Right after typing "carrots", I felt for my wallet for some reason. Hmm, I unloaded the panniers but I don't remember unloading my pockets. Looked in all the pocket-unloading places, no wallet. I didn't take it out anywhere on my tour . . . eventually I remembered that when I bought the tomatoes and pepper, I'd pulled out a ten to pay with, then when he said it was six dollars I paid with a five and a one. Other customers wanted the place where I was standing, so I carried the wallet in my hand, intending to put the ten away when I got back to the bike.
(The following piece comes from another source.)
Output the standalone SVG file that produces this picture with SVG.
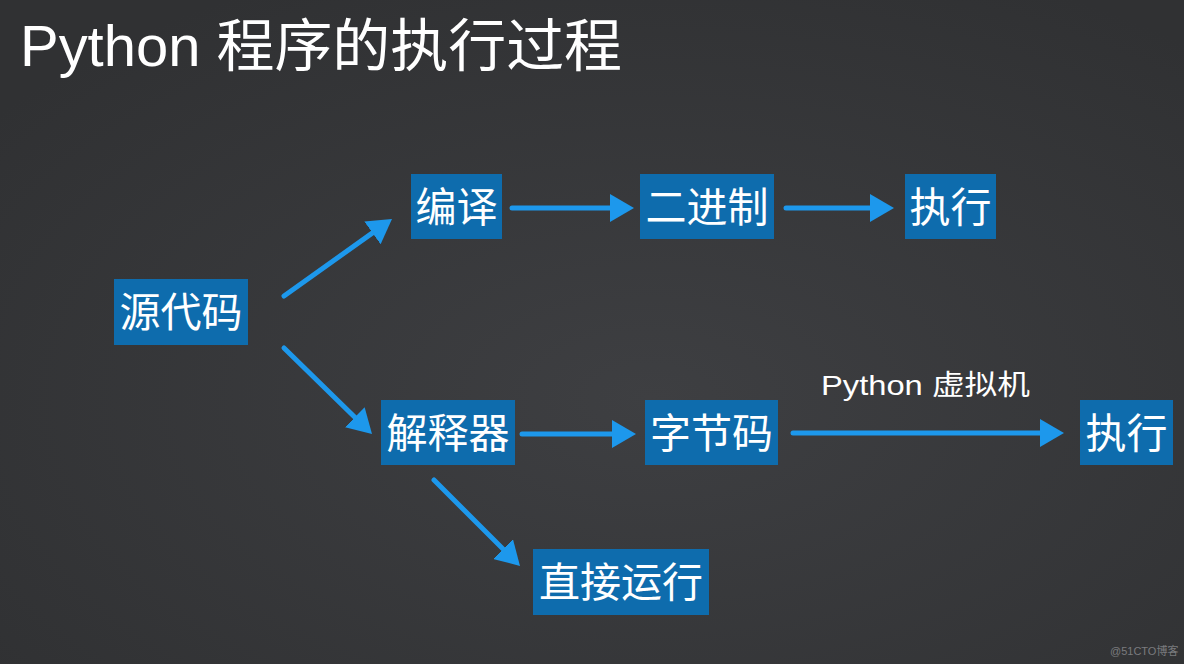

Laid the wallet on the ground so I'd have both hands to put the vegetables down with, packed all very securely, which was complicated by having three items to dispose and keep separated, hopped on the bike and left.
So I ate the sandwich that had been lying on the cutting board waiting for the bread to thaw, put on my shoes, went back, and . . . saw something black lying beside the tree!
I really, really, hadn't been looking forward to having to report all my plastic at once, with no record of either the numbers I should call or the numbers on the cards.
All plastic intact, and the loose ten hadn't blown away.
Then I'm out, I've got money, might as well pick up some carrots before going home. I got a dozen eggs too, because we have been tearing through them of late.
And now it naptime. I need a good wash first; the weather is cool, but my face is salty.
Couldn't get to sleep, so I got up and logged into Facebook. Discovered how to "acquaintance" David Speakman, so now I can see the posts from Martha. Might actually start communicating through this forum someday, if they'll hold still long enough for me to learn a little something.
I don't put much effort into learning the interface because they keep changing it.
We had slices of meatloaf warmed up in a skillet for supper tonight — Sunday night; it's three in the morning. Dave thought it bland. I thought it was gritty. Also had one small, one very small, and one tiny potato — I dug up all but one of the planted hills to get them. I hope the two remaining volunteers, which are still green, do better.
I'm planning to do laundry tomorrow — uh, later today.